**Required task**
Find each line holding the word "that" and give the total alone.

**Information supplied**
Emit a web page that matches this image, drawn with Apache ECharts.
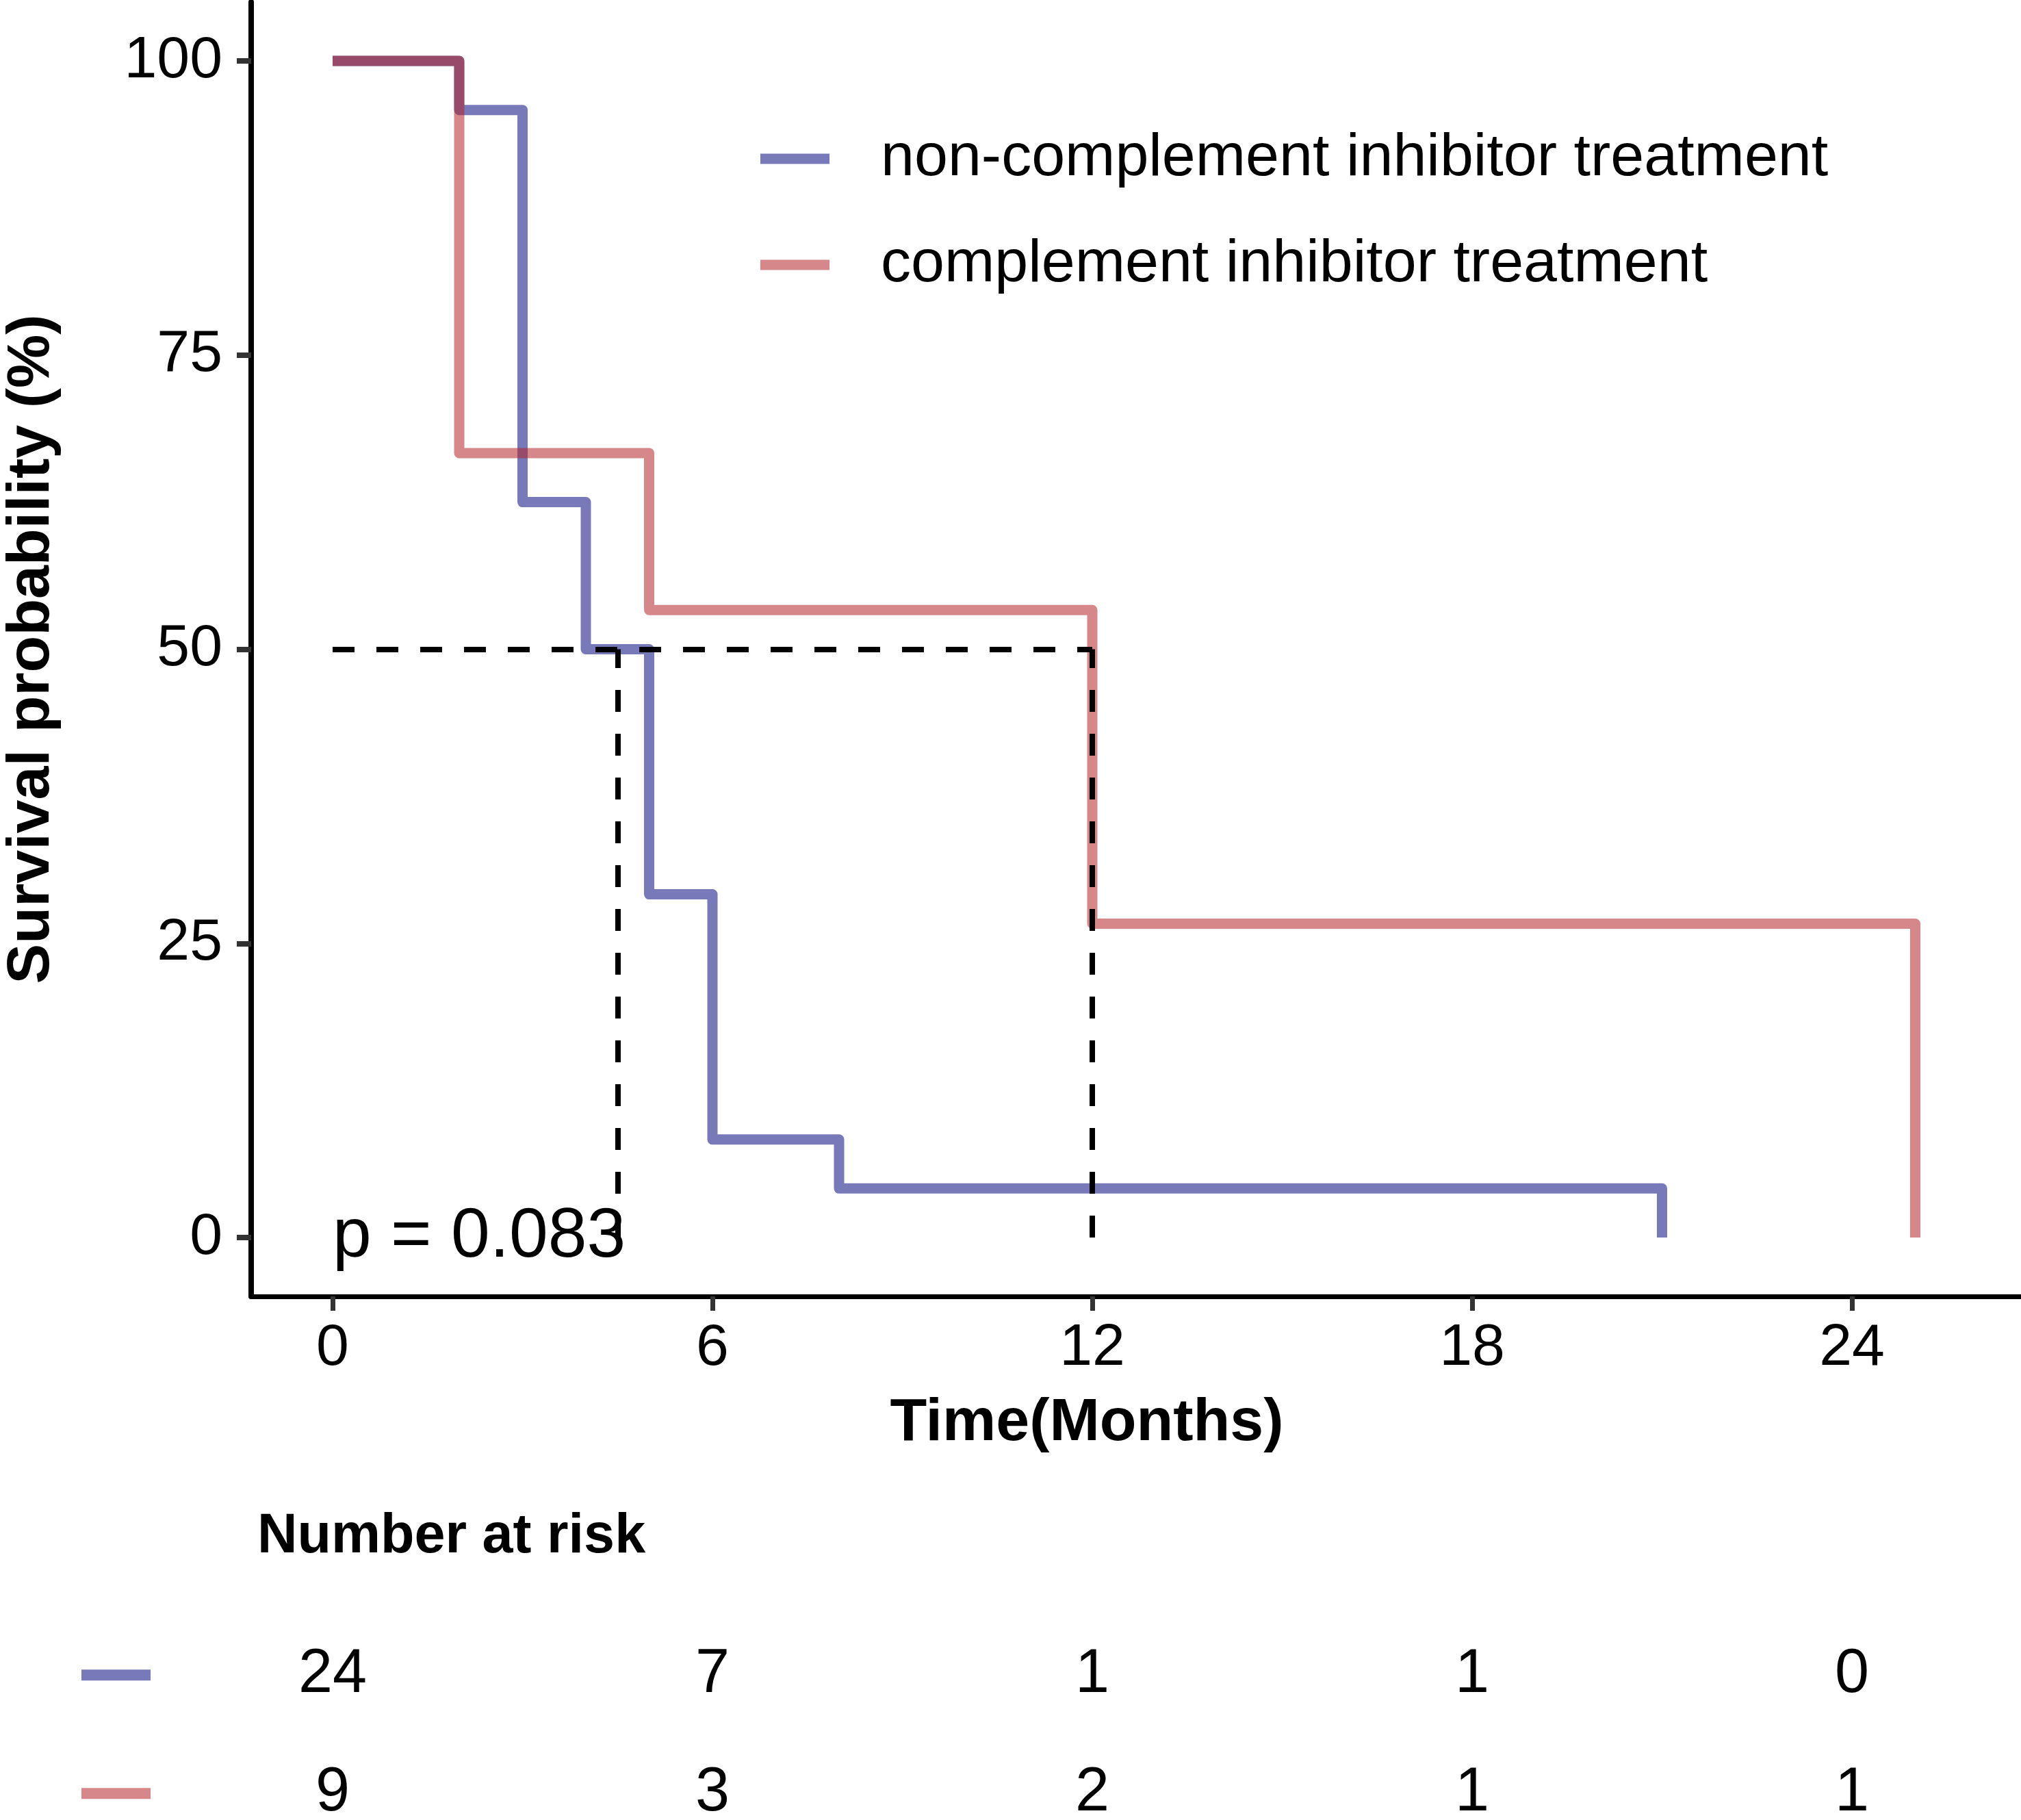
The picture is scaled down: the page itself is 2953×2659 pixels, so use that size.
<!DOCTYPE html>
<html>
<head>
<meta charset="utf-8">
<script src="https://cdn.jsdelivr.net/npm/echarts@6/dist/echarts.min.js"></script>
<style>
html,body{margin:0;padding:0;background:#fff;}
#chart{width:2953px;height:2659px;}
</style>
</head>
<body>
<div id="chart"></div>
<script>
// ---- data ----
const seriesNames = ['non-complement inhibitor treatment', 'complement inhibitor treatment'];
const nonTimes = [0, 2, 3, 4, 5, 6, 8, 21];
const nonSurv = [100, 95.83, 62.5, 50, 29.17, 8.33, 4.17, 0];
const compTimes = [0, 2, 5, 12, 25];
const compSurv = [100, 66.67, 53.33, 26.67, 0];
const medianLevel = 50;
const medianTimes = [4.5, 12];
const xTicks = [0, 6, 12, 18, 24];
const yTicks = [0, 25, 50, 75, 100];
const riskTimes = [0, 6, 12, 18, 24];
const riskNon = [24, 7, 1, 1, 0];
const riskComp = [9, 3, 2, 1, 1];
const pText = 'p = 0.083';

// ---- styling ----
const FONT = "'Liberation Sans', Arial, Helvetica, sans-serif";
const blue = 'rgba(46,49,146,0.65)';
const red = 'rgba(178,37,42,0.55)';
const XMIN = -1.2865, XMAX = 26.67;

function pairs(t, v) { return t.map((x, i) => [x, v[i]]); }

const medianLines = [[{coord: [0, medianLevel]}, {coord: [Math.max(...medianTimes), medianLevel]}]]
  .concat(medianTimes.map(t => [{coord: [t, 0]}, {coord: [t, medianLevel]}]));

const textLabel = (size) => ({fontSize: size, color: '#000', fontFamily: FONT, opacity: 1, textBorderWidth: 0});

const chart = echarts.init(document.getElementById('chart'), null, {renderer: 'canvas'});
chart.setOption({
  animation: false,
  backgroundColor: '#fff',
  textStyle: {fontFamily: FONT},
  title: {
    text: 'Number at risk',
    left: 371, top: 2200,
    textStyle: {fontFamily: FONT, fontWeight: 'bold', fontSize: 81, color: '#000'}
  },
  legend: {
    orient: 'vertical',
    left: 1106, top: 177,
    itemWidth: 101, itemHeight: 15,
    itemGap: 55,
    icon: 'rect',
    selectedMode: false,
    data: [
      {name: seriesNames[0], itemStyle: {color: blue}},
      {name: seriesNames[1], itemStyle: {color: red}}
    ],
    textStyle: {fontFamily: FONT, fontSize: 88, lineHeight: 100, color: '#000', padding: [0, 0, 0, 70]}
  },
  grid: [
    {left: 367, right: 0, top: 3, bottom: 765, containLabel: false, outerBoundsMode: 'none'},
    {left: 367, right: 0, top: 2274, bottom: 4, containLabel: false, outerBoundsMode: 'none'}
  ],
  xAxis: [
    {
      type: 'value', gridIndex: 0, min: XMIN, max: XMAX,
      name: 'Time(Months)', nameLocation: 'middle', nameGap: 142,
      nameTextStyle: {fontFamily: FONT, fontWeight: 'bold', fontSize: 88, color: '#000', padding: [0, 144, 0, 0]},
      axisLine: {show: true, onZero: false, lineStyle: {color: '#000', width: 7}},
      axisTick: {show: true, length: 21, lineStyle: {color: '#333', width: 7}, customValues: xTicks},
      axisLabel: {show: true, margin: 33, fontSize: 86, color: '#000', fontFamily: FONT, customValues: xTicks},
      splitLine: {show: false}
    },
    {
      type: 'value', gridIndex: 1, min: XMIN, max: XMAX,
      show: false
    }
  ],
  yAxis: [
    {
      type: 'value', gridIndex: 0, min: -5, max: 105,
      name: 'Survival probability (%)', nameLocation: 'middle', nameGap: 276, nameRotate: 90,
      nameTextStyle: {fontFamily: FONT, fontWeight: 'bold', fontSize: 88, color: '#000'},
      axisLine: {show: true, onZero: false, lineStyle: {color: '#000', width: 8}},
      axisTick: {show: true, length: 21, lineStyle: {color: '#333', width: 8}, customValues: yTicks},
      axisLabel: {show: true, margin: 42, fontSize: 86, color: '#000', fontFamily: FONT, customValues: yTicks},
      splitLine: {show: false}
    },
    {
      type: 'value', gridIndex: 1, min: 0, max: 2.2, inverse: true,
      axisLine: {show: false}, axisTick: {show: false}, splitLine: {show: false},
      axisLabel: {
        show: true, margin: 147, customValues: [1, 2],
        formatter: v => v === 1 ? '{b|}' : '{r|}',
        rich: {
          b: {backgroundColor: blue, width: 101, height: 16},
          r: {backgroundColor: red, width: 101, height: 16}
        }
      }
    }
  ],
  series: [
    {
      name: seriesNames[0], type: 'line', step: 'end', xAxisIndex: 0, yAxisIndex: 0,
      data: pairs(nonTimes, nonSurv), showSymbol: false, symbol: 'none',
      color: blue,
      lineStyle: {color: blue, width: 15, join: 'round', cap: 'butt'},
      z: 2
    },
    {
      name: seriesNames[1], type: 'line', step: 'end', xAxisIndex: 0, yAxisIndex: 0,
      data: pairs(compTimes, compSurv), showSymbol: false, symbol: 'none',
      color: red,
      lineStyle: {color: red, width: 15, join: 'round', cap: 'butt'},
      z: 3
    },
    {
      name: 'median', type: 'line', xAxisIndex: 0, yAxisIndex: 0, data: [], z: 5,
      markLine: {
        silent: true, symbol: ['none', 'none'], label: {show: false},
        lineStyle: {color: '#000', width: 8, type: [32, 32]},
        emphasis: {disabled: true},
        data: medianLines
      }
    },
    {
      name: 'pvalue', type: 'scatter', xAxisIndex: 0, yAxisIndex: 0,
      data: [[0, 0]], symbolSize: 0, silent: true, z: 6,
      itemStyle: {opacity: 1},
      label: Object.assign({show: true, position: 'right', distance: 0, formatter: pText}, textLabel(102))
    },
    {
      name: 'riskNon', type: 'scatter', xAxisIndex: 1, yAxisIndex: 1,
      data: riskTimes.map((t, i) => [t, 1, riskNon[i]]), symbolSize: 0, silent: true,
      itemStyle: {opacity: 1},
      label: Object.assign({show: true, position: 'inside', formatter: p => String(p.value[2])}, textLabel(90))
    },
    {
      name: 'riskComp', type: 'scatter', xAxisIndex: 1, yAxisIndex: 1,
      data: riskTimes.map((t, i) => [t, 2, riskComp[i]]), symbolSize: 0, silent: true,
      itemStyle: {opacity: 1},
      label: Object.assign({show: true, position: 'inside', formatter: p => String(p.value[2])}, textLabel(90))
    }
  ]
});
</script>
</body>
</html>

**Worked solution**
2